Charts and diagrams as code
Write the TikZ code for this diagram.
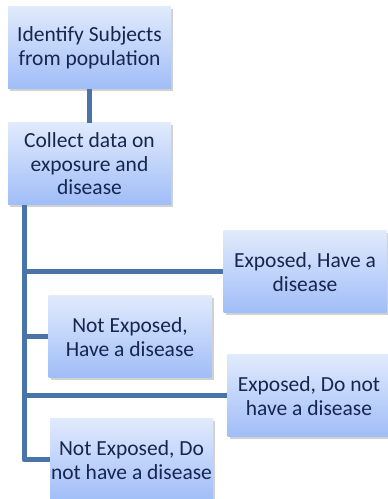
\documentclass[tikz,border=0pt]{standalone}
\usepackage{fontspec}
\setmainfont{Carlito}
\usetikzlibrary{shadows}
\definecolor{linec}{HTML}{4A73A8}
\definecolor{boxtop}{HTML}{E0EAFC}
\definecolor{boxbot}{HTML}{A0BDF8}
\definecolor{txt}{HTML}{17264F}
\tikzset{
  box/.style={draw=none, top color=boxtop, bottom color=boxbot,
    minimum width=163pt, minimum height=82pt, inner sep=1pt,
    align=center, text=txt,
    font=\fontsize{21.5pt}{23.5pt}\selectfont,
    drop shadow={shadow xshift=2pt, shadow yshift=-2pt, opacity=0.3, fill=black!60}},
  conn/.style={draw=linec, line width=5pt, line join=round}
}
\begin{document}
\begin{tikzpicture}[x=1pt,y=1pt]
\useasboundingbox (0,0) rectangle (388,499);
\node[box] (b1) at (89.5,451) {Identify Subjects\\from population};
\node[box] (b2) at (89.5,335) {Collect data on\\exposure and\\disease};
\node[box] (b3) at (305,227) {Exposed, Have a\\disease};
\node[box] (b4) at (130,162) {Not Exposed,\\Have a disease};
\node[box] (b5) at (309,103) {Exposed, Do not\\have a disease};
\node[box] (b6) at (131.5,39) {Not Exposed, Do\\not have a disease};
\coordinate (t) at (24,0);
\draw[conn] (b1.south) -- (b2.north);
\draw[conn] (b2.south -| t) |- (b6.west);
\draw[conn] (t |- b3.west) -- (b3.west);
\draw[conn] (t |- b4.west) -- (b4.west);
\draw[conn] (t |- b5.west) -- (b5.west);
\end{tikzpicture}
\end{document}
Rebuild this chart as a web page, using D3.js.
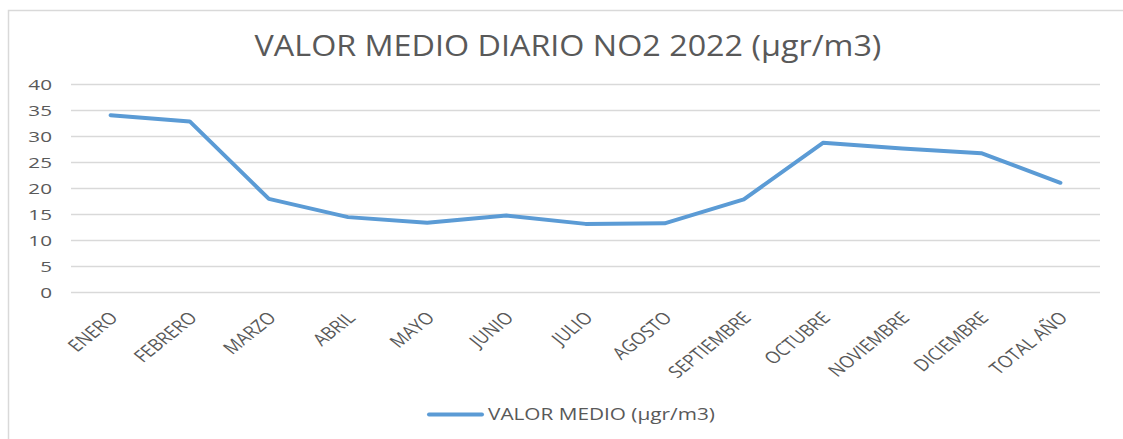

— GOAL —
Every entry must be reproduced exactly, with the images left out.

— TASK OUTPUT —
Write the TikZ code for this diagram.
\documentclass[tikz,border=0pt]{standalone}
\usepackage{fontspec}
\setmainfont{Carlito}
\usetikzlibrary{shadows}
\definecolor{linec}{HTML}{4A73A8}
\definecolor{boxtop}{HTML}{E0EAFC}
\definecolor{boxbot}{HTML}{A0BDF8}
\definecolor{txt}{HTML}{17264F}
\tikzset{
  box/.style={draw=none, top color=boxtop, bottom color=boxbot,
    minimum width=163pt, minimum height=82pt, inner sep=1pt,
    align=center, text=txt,
    font=\fontsize{21.5pt}{23.5pt}\selectfont,
    drop shadow={shadow xshift=2pt, shadow yshift=-2pt, opacity=0.3, fill=black!60}},
  conn/.style={draw=linec, line width=5pt, line join=round}
}
\begin{document}
\begin{tikzpicture}[x=1pt,y=1pt]
\useasboundingbox (0,0) rectangle (388,499);
\node[box] (b1) at (89.5,451) {Identify Subjects\\from population};
\node[box] (b2) at (89.5,335) {Collect data on\\exposure and\\disease};
\node[box] (b3) at (305,227) {Exposed, Have a\\disease};
\node[box] (b4) at (130,162) {Not Exposed,\\Have a disease};
\node[box] (b5) at (309,103) {Exposed, Do not\\have a disease};
\node[box] (b6) at (131.5,39) {Not Exposed, Do\\not have a disease};
\coordinate (t) at (24,0);
\draw[conn] (b1.south) -- (b2.north);
\draw[conn] (b2.south -| t) |- (b6.west);
\draw[conn] (t |- b3.west) -- (b3.west);
\draw[conn] (t |- b4.west) -- (b4.west);
\draw[conn] (t |- b5.west) -- (b5.west);
\end{tikzpicture}
\end{document}
Rebuild this chart as a web page, using D3.js.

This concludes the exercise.